Flip the Script: Tim Nathan & Good Governance Institute

31 August – 4 September 2021

50°51′6″ N 0°33′28″ E © Tim Nathan

Tim Nathan’s photographs will be exhibited for the first week of Good Governance Institute’s 2021 Festival of Governance.

They will host a number of events at BPS, including the launch of their Flip the Script board game and this year’s printed Review. It will be a week fusing photography with knowledge, art, music and culture.

A full programme of events runs throughout the week. Make sure to book your place now as spaces are limited.

50°51′6″ N 0°33′28″ E © Tim Nathan

About the Artist, Tim Nathan
https://media25studio.com/index.php/exhibition

Tim Nathan is a multi-disciplinarian artist. He is a skilled bronze founder, a successful film director, a music video maker, photographer and designer. He studied in Hastings and Canterbury and has lectured in drawing for over ten years in Further Education. Whilst being hugely capable in a wide range of creative processes, he perpetually returns to his passion for horses and drawing.

Since an early age Tim has spent time with horses. He rode horses as a boy amongst the flatlands of Lincolnshire in Burton upon Stather. As he grew older he met a champion dressage rider and through their time together his appreciation of horses deepened and his artistic impetus sharpened. Obsessed with Leonardo da Vinci from a very early age, as he moved through his formal Art education he never left his preoccupation with animals, nature and, more particularly horses.
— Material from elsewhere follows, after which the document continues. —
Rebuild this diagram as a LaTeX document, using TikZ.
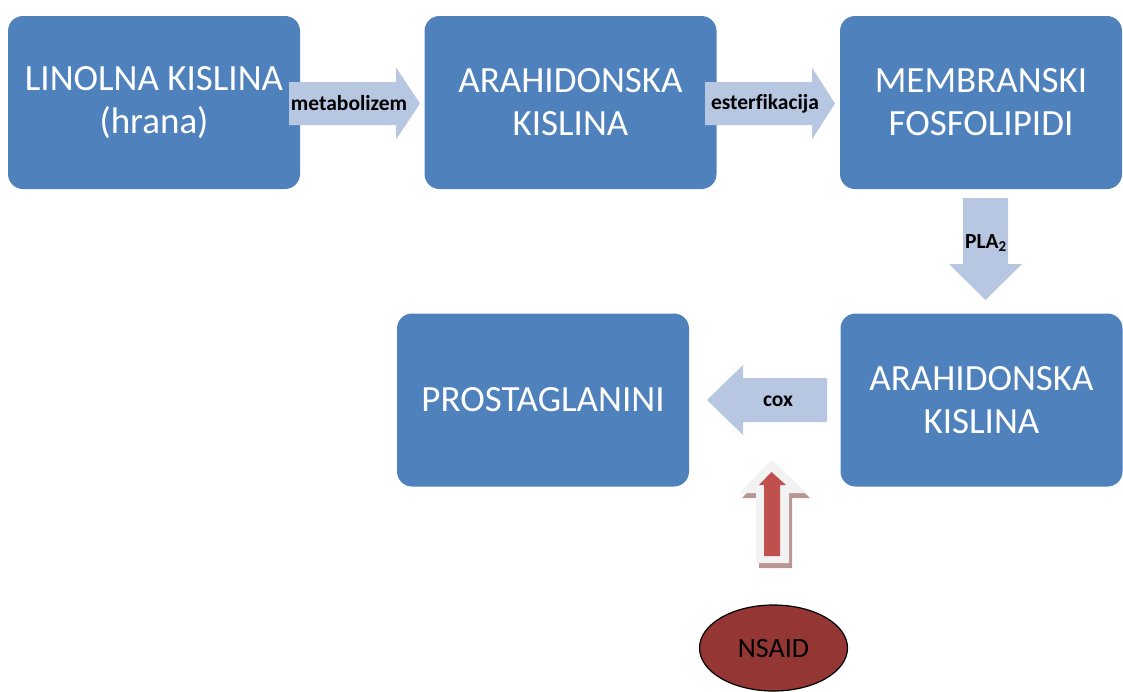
\documentclass[tikz,border=0pt]{standalone}
\usepackage{fontspec}
\setmainfont{Carlito}[Ligatures=NoCommon]
\usetikzlibrary{shapes.geometric}
\definecolor{boxblue}{RGB}{79,129,189}
\definecolor{arrowblue}{RGB}{183,198,225}
\definecolor{redarrow}{RGB}{192,80,77}
\definecolor{shadowred}{RGB}{185,150,150}
\definecolor{lightgray}{RGB}{242,242,242}
\definecolor{nsaidred}{RGB}{148,54,52}
\begin{document}
\begin{tikzpicture}[x=1pt,y=-1pt,
  box/.style={fill=boxblue, rounded corners=15pt, minimum width=#1, minimum height=173pt,
    text=white, align=center, inner sep=0pt, font=\fontsize{37}{43}\selectfont},
  box/.default=292pt,
  arrowlabel/.style={font=\bfseries\fontsize{21.5}{25}\selectfont, text=black, inner sep=0pt},
  barrow/.style={fill=arrowblue}
]
\useasboundingbox (0,0) rectangle (1123,691);
% boxes
\node[box] (b1) at (154,102.5) {LINOLNA KISLINA\\(hrana)};
\node[box] (b2) at (570.5,102.5) {ARAHIDONSKA\\KISLINA};
\node[box=282pt] (b3) at (981,102.5) {MEMBRANSKI\\FOSFOLIPIDI};
\node[box=282pt] (b4) at (981.5,400) {ARAHIDONSKA\\KISLINA};
\node[box] (b5) at (543,400) {PROSTAGLANINI};
% block arrows
\fill[barrow] (289,82) -- (396,82) -- (396,67.5) -- (420,103.5) -- (396,139.5) -- (396,125) -- (289,125) -- cycle;
\node[arrowlabel] (l1) at (349,103.5) {metabolizem};
\fill[barrow] (705,82) -- (812,82) -- (812,67.5) -- (835,103.5) -- (812,139.5) -- (812,125) -- (705,125) -- cycle;
\node[arrowlabel] (l2) at (765,103.5) {esterfikacija};
\fill[barrow] (963,198) -- (963,264) -- (949,264) -- (985.5,300) -- (1022,264) -- (1008,264) -- (1008,198) -- cycle;
\node[arrowlabel] (l3) at (986,243) {PLA\textsubscript{2}};
\fill[barrow] (827,378) -- (743,378) -- (743,365) -- (707,400) -- (743,435) -- (743,422) -- (827,422) -- cycle;
\node[arrowlabel] (l4) at (778,401) {cox};
% red inhibition arrow with shadow
\fill[shadowred] (759,498) -- (742,498) -- (774.5,465) -- (810,498) -- (792,498) -- (792,568) -- (759,568) -- cycle;
\fill[lightgray] (756,493) -- (739,493) -- (771.5,460) -- (807,493) -- (789,493) -- (789,563) -- (756,563) -- cycle;
\fill[redarrow] (764,485) -- (759,485) -- (771.5,472) -- (786,485) -- (780,485) -- (780,556) -- (764,556) -- cycle;
% NSAID
\node[ellipse, fill=nsaidred, draw=black, line width=1.2pt, minimum width=148pt, minimum height=86pt,
  inner sep=0pt, font=\fontsize{28}{32}\selectfont] (n) at (773.5,648) {NSAID};
\end{tikzpicture}
\end{document}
He has worked alongside many of the great figures in dressage such as Franz Rochowansky former chief rider of Spanish Riding School and Olympic trainer, the Finnish rider Kyra Kyrklund, the International dressage rider Wayne Channon and Emile Faurie who has represented Great Britain at World, European and Olympic level.

The process of producing his drawings and sculptures draws significant parallels with the process of horsemanship itself. Each strives for balance, completeness and harmony to achieve the full potential of performance

He says that drawing is a crucial element of making any work, regardless of technical process or material outcome. It is his means of discussion, of exploring a proposition. “It informs, it is a tool, it is language, it is a criterion for criticism. Through drawing you can come to terms with subject matter, and as a byproduct of that process sometimes make good work. Understanding this process is true intellect.”

His work is well known in the world of dressage and is held in multiple collections across Europe, China, and the United States.

Tim currently operates from his production studio media25studio in St Leonards-on-Sea and he is currently producing work for many high profile clients in media and commerce.